Oct 20, 2000 | Gen. Barry McCaffrey: He came. He failed. He quit.
But not without taking an unearned victory lap. What is it about the job of drug czar that causes its occupants to heed Sen. George Aiken's advice regarding the Vietnam War -- "Declare victory and withdraw"?
That's what McCaffrey did this week when he announced that he would resign his post on Jan. 6. "I'm enormously proud of what we've done," crowed the general. "We had exploding rates of adolescent drug use, and we've reduced it." This ludicrous assessment echoed Bill Bennett's upbeat tenor as he ended his stint as drug czar in 1990, when he predicted that drug use would be cut in half "in five years."
The truth is, in the decade since Bennett whistled past the drug war graveyard, things have gone from bad to abysmal. Despite McCaffrey's repeated claims that we are winning the fight, the use of illegal drugs by junior high kids has increased by 300 percent, it's easier than ever for high school students to get drugs, drug prices are at an all-time low and drug purity is climbing.
This is an impressive litany of failures. But still more damning is McCaffrey's unequivocal success in convincing both President Clinton and Congress to approve $1.3 billion in mostly military aid to Colombia, dragging the United States into a three-way civil war.
McCaffrey's "triumph" is already looking like a disaster. According to the General Accounting Office, in a report to Congress last week, "the Colombian government has not demonstrated it has the detailed plans, management structure and funding necessary" to implement the U.S. aid.
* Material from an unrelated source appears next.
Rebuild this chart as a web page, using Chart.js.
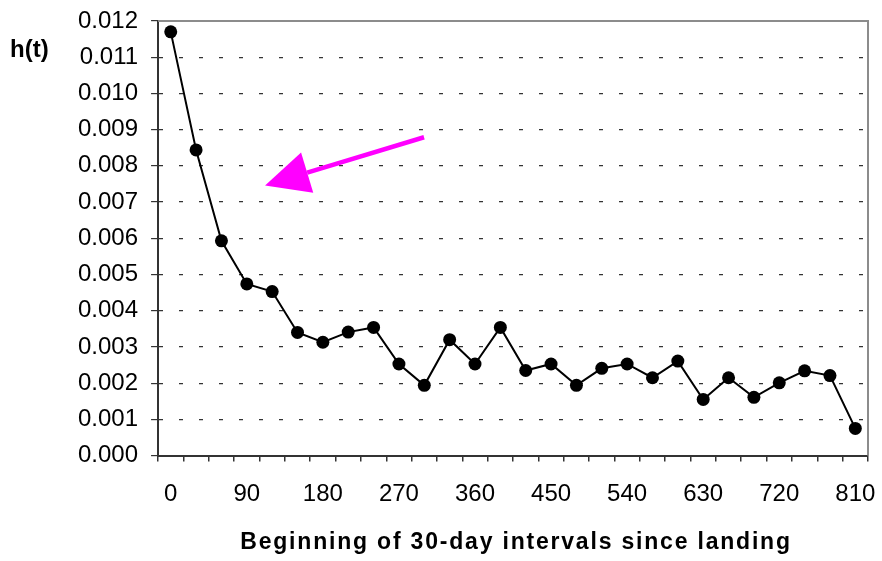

McCaffrey's other major claim to shame during his tenure has been the massive escalation of our government's billion-dollar anti-drug media campaign. Despite the saturation of our airwaves with ads designed to promote the horrors of illegal drug use, research indicates that a rising number of young people see less harm in using drugs.
Yet President Clinton responded to McCaffrey's resignation by singling out as a sign of the "significant progress" made under the drug czar the fact that "we have dramatically increased our counter-drug spending and launched a $1 billion public-private media campaign to educate young people about the dangers of drug use." As if the mere act of throwing good money after bad represents sound drug policy.
As Kevin Zeese, president of Common Sense for Drug Policy, put it: "Gen. McCaffrey clearly preferred funding TV commercials to investing in America's youth. We are spending nearly twice as much on the ad campaign, the glittering jewel in his drug-war crown, than the federal government spends on after-school programs for kids -- even though research shows alternative activity programs to be the most effective way to prevent adolescent drug abuse." This is more like a war on common sense -- which we're definitely winning.